The parable of the weeds and the wheat makes the clear point that evil does not come directly from God’s hand. God, or in this case, the Son of Man as God’s agent, sows good seed in the field of the world. Everything about God’s original creation was good.

Then where did evil come from? According to the parable it comes from the devil, the one who sows weeds among the wheat. And how did the devil get to be the devil? He got to be the devil by free choice. God gave free choice to his angels and to human beings. We have the choice to serve him, or not. The clear teaching of the Bible is that all evil in the world stems from wrong human and angelic choices, either directly or indirectly. As someone once said, “God permits what he hates in order to accomplish what he loves.” God permits evil to exist in the world, something he hates, in order to accomplish that which he loves—his creation freely choosing to love him in return.

So alright, evil exists in the world because God gave us free choice. But why then doesn’t God put a stop to evil here and now? The answer of the parable is that if God had the weeds pulled up right now, some of the wheat would be harmed in the process.

The particular weeds Jesus was talking about in this parable were, at a certain stage, indistinguishable from the wheat and often entangled with it. They could only safely be separated from one another at harvest time.

Why doesn’t God harvest his wheat and burn up the weeds right now? Again, human beings, unlike weeds, have free choice. God is continuing to give us the opportunity to freely come to him. As it says in 2 Peter 3:9, “The Lord is not slow in keeping his promise, as some understand slowness.
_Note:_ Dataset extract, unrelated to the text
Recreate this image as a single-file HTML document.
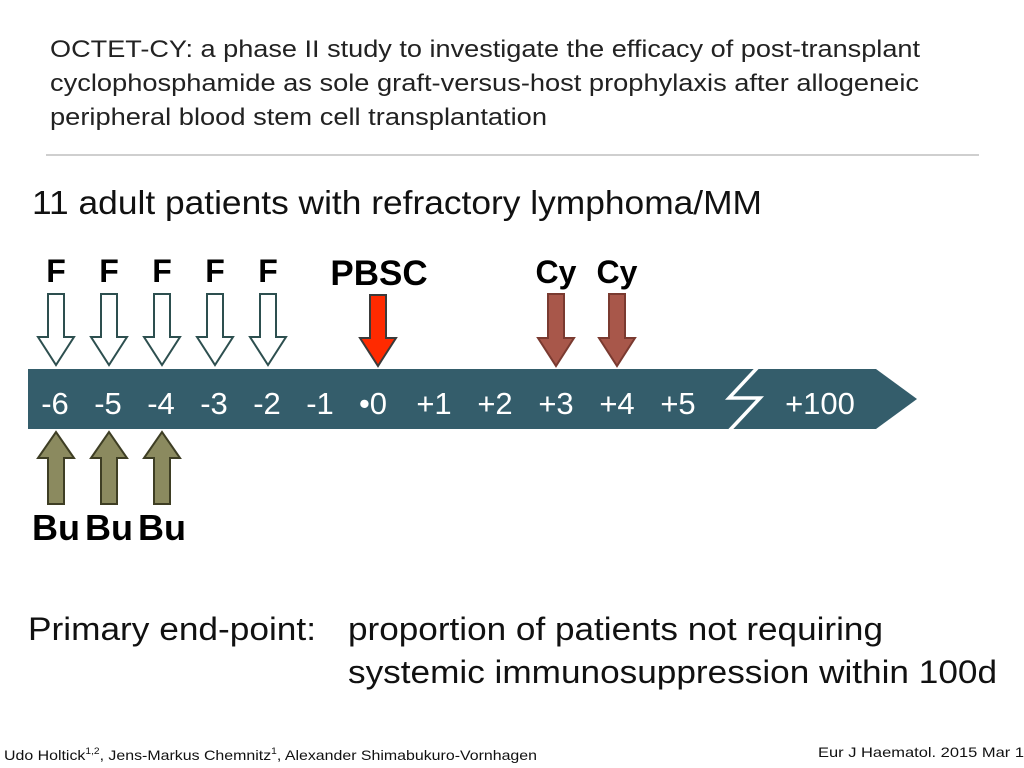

He is patient with you, not wanting anyone to perish, but everyone to come to repentance.”

Right now we all have a window of grace opened to us. There will come a time, however, when that window of grace will close. God is like a good teacher. He knows when giving a student another chance at an exam will do some good, and he knows when it won’t. There will come a day when the Lord knows that giving us more chances to repent won’t do any good. On that day the weeds will be pulled up and burned in the fire. And in that day the righteous will shine like the sun.

C. S. Lewis once said in a sermon, “It is a serious thing to live in a society of possible gods and goddesses, to remember that the dullest and most uninteresting person you can talk to may one day be a creature which, if you saw it now, you would be strongly tempted to worship, or else a horror and a corruption such as you now meet, if at all, only in a nightmare. All day long we are, in some degree, helping each other to one or other of these destinations.” (The Weight of Glory)

Which destination are each of us headed to? And which one are we helping others toward as we wait for the consummation of the kingdom?